L'aumento del potere d'acquisto.
Secondo il Prout, l'ampliamento ed il mantenimento dei cicli di crescita economica si possono ottenere applicando "la legge dell'aumento del potere d'acquisto di ogni individuo". L'aumento del potere d'acquisto costituisce il fattore di controllo in un'economia proutista. Questo fattore determinante non è mai stato tenuto in debita considerazione dalle teorie economiche fino ad oggi conosciute con il risultato che intere economie, nel passato e tuttora, rischiano il tracollo.

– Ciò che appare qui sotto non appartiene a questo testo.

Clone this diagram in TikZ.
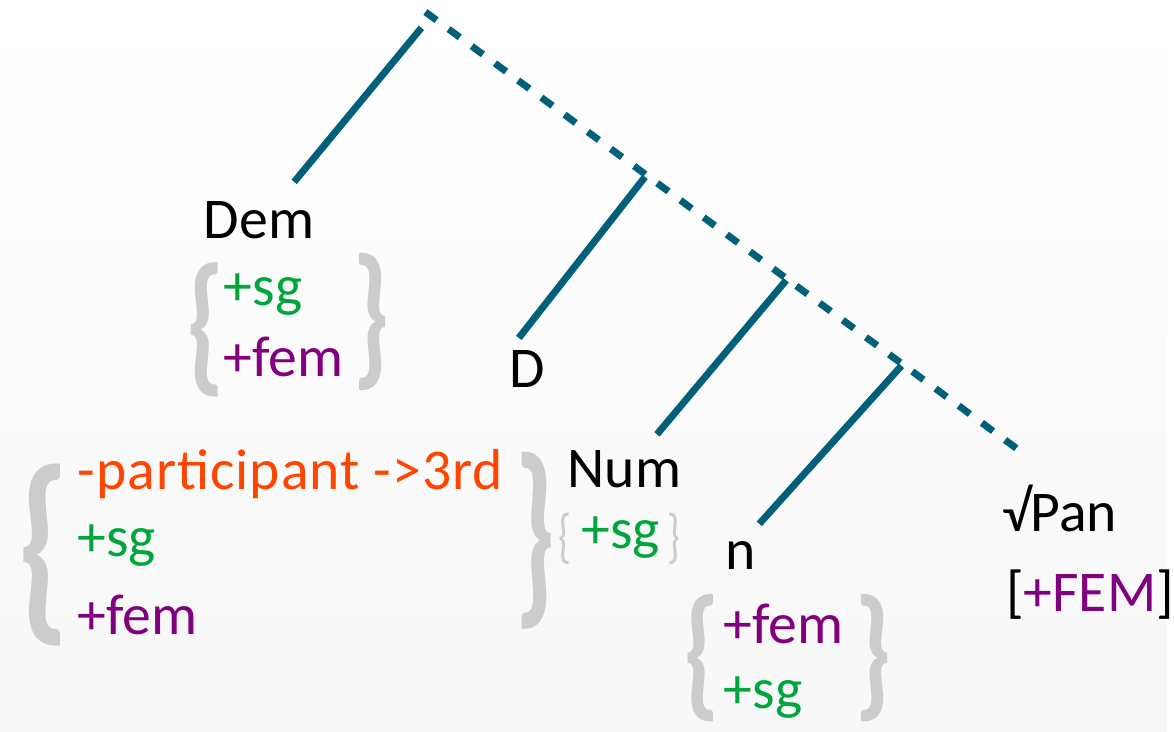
\documentclass[tikz,border=0pt]{standalone}
\usepackage{fontspec}
\setmainfont{Carlito}
\usepackage{graphicx}
\definecolor{treeline}{RGB}{0,96,122}
\definecolor{featgreen}{RGB}{0,166,60}
\definecolor{featpurple}{RGB}{128,0,128}
\definecolor{featorange}{RGB}{255,69,0}
\definecolor{bracegray}{RGB}{204,204,204}

\begin{document}
\begin{tikzpicture}[x=1pt, y=-1pt,
    branch/.style={draw=treeline, line width=7pt},
    spine/.style={branch, dash pattern=on 14pt off 15pt},
    lbl/.style={anchor=base west, inner sep=0pt, font=\fontsize{58}{62}\selectfont},
    sg/.style={lbl, text=featgreen},
    fem/.style={lbl, text=featpurple},
    pers/.style={lbl, text=featorange, font=\fontsize{58}{62}\selectfont\addfontfeature{LetterSpace=1.7}},
    brc/.style={inner sep=0pt, text=bracegray, font=\bfseries},
    smallbrc/.style={inner sep=0pt, text=bracegray},
  ]
  \shade[top color=white, bottom color=black!3] (0,0) rectangle (1174,736);
  % spine and branch points
  \coordinate (top) at (428,12);
  \coordinate (foot) at (1032,458);
  \coordinate (jd) at (649,178);
  \coordinate (jnum) at (791,282);
  \coordinate (jn) at (907,368);
  \draw[spine] (top) -- (foot);
  % Dem
  \node[lbl] (dem) at (205,240) {Dem};
  \node[sg] (demsg) at (225,307) {+sg};
  \node[fem] (demfem) at (225,379) {+fem};
  \node[brc] (demlb) at (207,332) {\resizebox*{39pt}{135pt}{\{}};
  \node[brc] (demrb) at (374,324) {\resizebox*{38pt}{138pt}{\}}};
  \coordinate (demtop) at (424,28);
  \coordinate (demend) at (296,183);
  \draw[branch] (demtop) -- (demend);
  % D
  \node[lbl] (d) at (512,390) {D};
  \coordinate (dend) at (522,340);
  \draw[branch] (jd) -- (dend);
  % Num
  \node[lbl] (num) at (571,490) {Num};
  \node[sg] (numsg) at (585,552) {+sg};
  \node[smallbrc] (numlb) at (568,542) {\resizebox*{13pt}{52pt}{\{}};
  \node[smallbrc] (numrb) at (678,542) {\resizebox*{13pt}{52pt}{\}}};
  \coordinate (numend) at (661,437);
  \draw[branch] (jnum) -- (numend);
  % features of D
  \node[pers] (dpers) at (78,492) {-participant ->3rd};
  \node[sg] (dsg) at (78,560) {+sg};
  \node[fem] (dfem) at (78,638) {+fem};
  \node[brc] (dlb) at (44,558) {\resizebox*{53pt}{183pt}{\{}};
  \node[brc] (drb) at (539,544) {\resizebox*{42pt}{178pt}{\}}};
  % n
  \node[lbl] (n) at (730,573) {n};
  \node[fem] (nfem) at (728,647) {+fem};
  \node[sg] (nsg) at (728,713) {+sg};
  \node[brc] (nlb) at (706,662) {\resizebox*{37pt}{128pt}{\{}};
  \node[brc] (nrb) at (879,662) {\resizebox*{38pt}{128pt}{\}}};
  \coordinate (nend) at (764,527);
  \draw[branch] (jn) -- (nend);
  % root
  \node[lbl] (pan) at (1008,535) {√Pan};
  \node[lbl] (panfeat) at (1012,615) {[\textcolor{featpurple}{+FEM}]};
\end{tikzpicture}
\end{document}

Va creato un equilibrio o Prama tra la produttività ed i consumi e l'elemento che lo stabilisce è l'aumento del potere d'acquisto. Quindi la produttività, se vuole mantenere il ritmo con la domanda dei consumi, deve camminare di pari passo con l'aumento del potere d'acquisto delle persone. Per essere più precisi: se stabiliamo un livello di aumento della produttività su base annua uguale a 100, il livello di aumento del potere d'acquisto o del reddito, sempre su base annua, sarà di 100, il quale sarà sufficiente a sostenere la domanda. La tendenza della pianificazione economica verso il mantenimento di questo Prama porterà automaticamente alla massimizzazione della produttività.
La crescita costante del potere d'acquisto delle persone, il mantenimento dello stato di piena occupazione, se concertato con una sufficiente competitività delle aziende nel contesto del mercato interno (o nazionale), impedirà qualunque accenno di inflazione.
I salari e più in generale i redditi delle persone devono essere incentivati dall'aumento della produttività. Questo non solo permetterà il mantenimento di un ciclo virtuoso dell'economia ma garantirà una maggior distribuzione della ricchezza, elemento determinante per stabilire la Democrazia Economica.